_EXERCISE DESCRIPTION_
Reproduce every line of the listing as written, apart from the pictures.

_SOURCE EXCERPT_

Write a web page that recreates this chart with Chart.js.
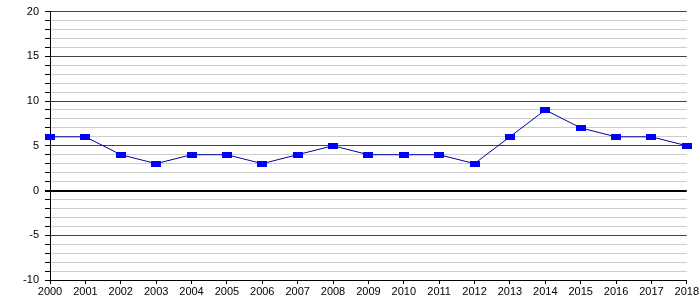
<!DOCTYPE html>
<html>
<head>
<meta charset="utf-8">
<script src="https://cdn.jsdelivr.net/npm/chart.js@4/dist/chart.umd.min.js"></script>
<style>
  html, body { margin: 0; padding: 0; background: #fff; }
  #wrap { width: 700px; height: 300px; position: relative; }
</style>
</head>
<body>
<div id="wrap"><canvas id="chart"></canvas></div>
<script>
// años y valores
const years = ['2000', '2001', '2002', '2003', '2004', '2005', '2006', '2007', '2008', '2009',
               '2010', '2011', '2012', '2013', '2014', '2015', '2016', '2017', '2018'];
const values = [6, 6, 4, 3, 4, 4, 3, 4, 5, 4, 4, 4, 3, 6, 9, 7, 6, 6, 5];
const yMin = -10;
const yMax = 20;

// marcador rectangular 10x6
const marker = document.createElement('canvas');
marker.width = 10;
marker.height = 6;
const mctx = marker.getContext('2d');
mctx.fillStyle = '#0000ff';
mctx.fillRect(0, 0, 10, 6);

const ctx = document.getElementById('chart').getContext('2d');
const chart = new Chart(ctx, {
    type: 'line',
    data: {
        labels: years,
        datasets: [{
            data: values,
            borderColor: '#0000a0',
            borderWidth: 1,
            tension: 0,
            pointStyle: marker,
            pointRadius: 5,
            pointHoverRadius: 5
        }]
    },
    options: {
        responsive: true,
        maintainAspectRatio: false,
        animation: false,
        events: [],
        layout: { padding: { top: 4, right: 10, left: 0, bottom: 0 } },
        plugins: { legend: { display: false }, tooltip: { enabled: false } },
        scales: {
            x: {
                offset: false,
                grid: {
                    drawOnChartArea: false,
                    drawTicks: true,
                    tickLength: 4,
                    tickColor: '#000'
                },
                border: { color: '#000' },
                ticks: {
                    color: '#000',
                    font: { family: 'Liberation Sans, Arial, sans-serif', size: 11 },
                    maxRotation: 0,
                    autoSkip: false,
                    padding: 1
                },
                afterFit: (s) => { s.height = 20; }
            },
            y: {
                min: yMin,
                max: yMax,
                ticks: {
                    stepSize: 1,
                    maxTicksLimit: 50,
                    autoSkip: false,
                    color: '#000',
                    font: { family: 'Liberation Sans, Arial, sans-serif', size: 11, lineHeight: 1 },
                    padding: 6,
                    callback: (v) => (v % 5 === 0 ? v : '')
                },
                grid: {
                    color: (c) => {
                        const v = c.tick.value;
                        if (v === 0) return '#000';
                        if (v % 5 === 0) return '#444';
                        return '#cccccc';
                    },
                    lineWidth: (c) => (c.tick.value === 0 ? 2 : 1),
                    tickColor: '#000',
                    tickLength: 5
                },
                border: { color: '#000' },
                afterFit: (s) => { s.width = 50; }
            }
        }
    }
});
</script>
</body>
</html>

_FULL RESPONSE_
Write a web page that recreates this chart with Chart.js.
<!DOCTYPE html>
<html>
<head>
<meta charset="utf-8">
<script src="https://cdn.jsdelivr.net/npm/chart.js@4/dist/chart.umd.min.js"></script>
<style>
  html, body { margin: 0; padding: 0; background: #fff; }
  #wrap { width: 700px; height: 300px; position: relative; }
</style>
</head>
<body>
<div id="wrap"><canvas id="chart"></canvas></div>
<script>
// años y valores
const years = ['2000', '2001', '2002', '2003', '2004', '2005', '2006', '2007', '2008', '2009',
               '2010', '2011', '2012', '2013', '2014', '2015', '2016', '2017', '2018'];
const values = [6, 6, 4, 3, 4, 4, 3, 4, 5, 4, 4, 4, 3, 6, 9, 7, 6, 6, 5];
const yMin = -10;
const yMax = 20;

// marcador rectangular 10x6
const marker = document.createElement('canvas');
marker.width = 10;
marker.height = 6;
const mctx = marker.getContext('2d');
mctx.fillStyle = '#0000ff';
mctx.fillRect(0, 0, 10, 6);

const ctx = document.getElementById('chart').getContext('2d');
const chart = new Chart(ctx, {
    type: 'line',
    data: {
        labels: years,
        datasets: [{
            data: values,
            borderColor: '#0000a0',
            borderWidth: 1,
            tension: 0,
            pointStyle: marker,
            pointRadius: 5,
            pointHoverRadius: 5
        }]
    },
    options: {
        responsive: true,
        maintainAspectRatio: false,
        animation: false,
        events: [],
        layout: { padding: { top: 4, right: 10, left: 0, bottom: 0 } },
        plugins: { legend: { display: false }, tooltip: { enabled: false } },
        scales: {
            x: {
                offset: false,
                grid: {
                    drawOnChartArea: false,
                    drawTicks: true,
                    tickLength: 4,
                    tickColor: '#000'
                },
                border: { color: '#000' },
                ticks: {
                    color: '#000',
                    font: { family: 'Liberation Sans, Arial, sans-serif', size: 11 },
                    maxRotation: 0,
                    autoSkip: false,
                    padding: 1
                },
                afterFit: (s) => { s.height = 20; }
            },
            y: {
                min: yMin,
                max: yMax,
                ticks: {
                    stepSize: 1,
                    maxTicksLimit: 50,
                    autoSkip: false,
                    color: '#000',
                    font: { family: 'Liberation Sans, Arial, sans-serif', size: 11, lineHeight: 1 },
                    padding: 6,
                    callback: (v) => (v % 5 === 0 ? v : '')
                },
                grid: {
                    color: (c) => {
                        const v = c.tick.value;
                        if (v === 0) return '#000';
                        if (v % 5 === 0) return '#444';
                        return '#cccccc';
                    },
                    lineWidth: (c) => (c.tick.value === 0 ? 2 : 1),
                    tickColor: '#000',
                    tickLength: 5
                },
                border: { color: '#000' },
                afterFit: (s) => { s.width = 50; }
            }
        }
    }
});
</script>
</body>
</html>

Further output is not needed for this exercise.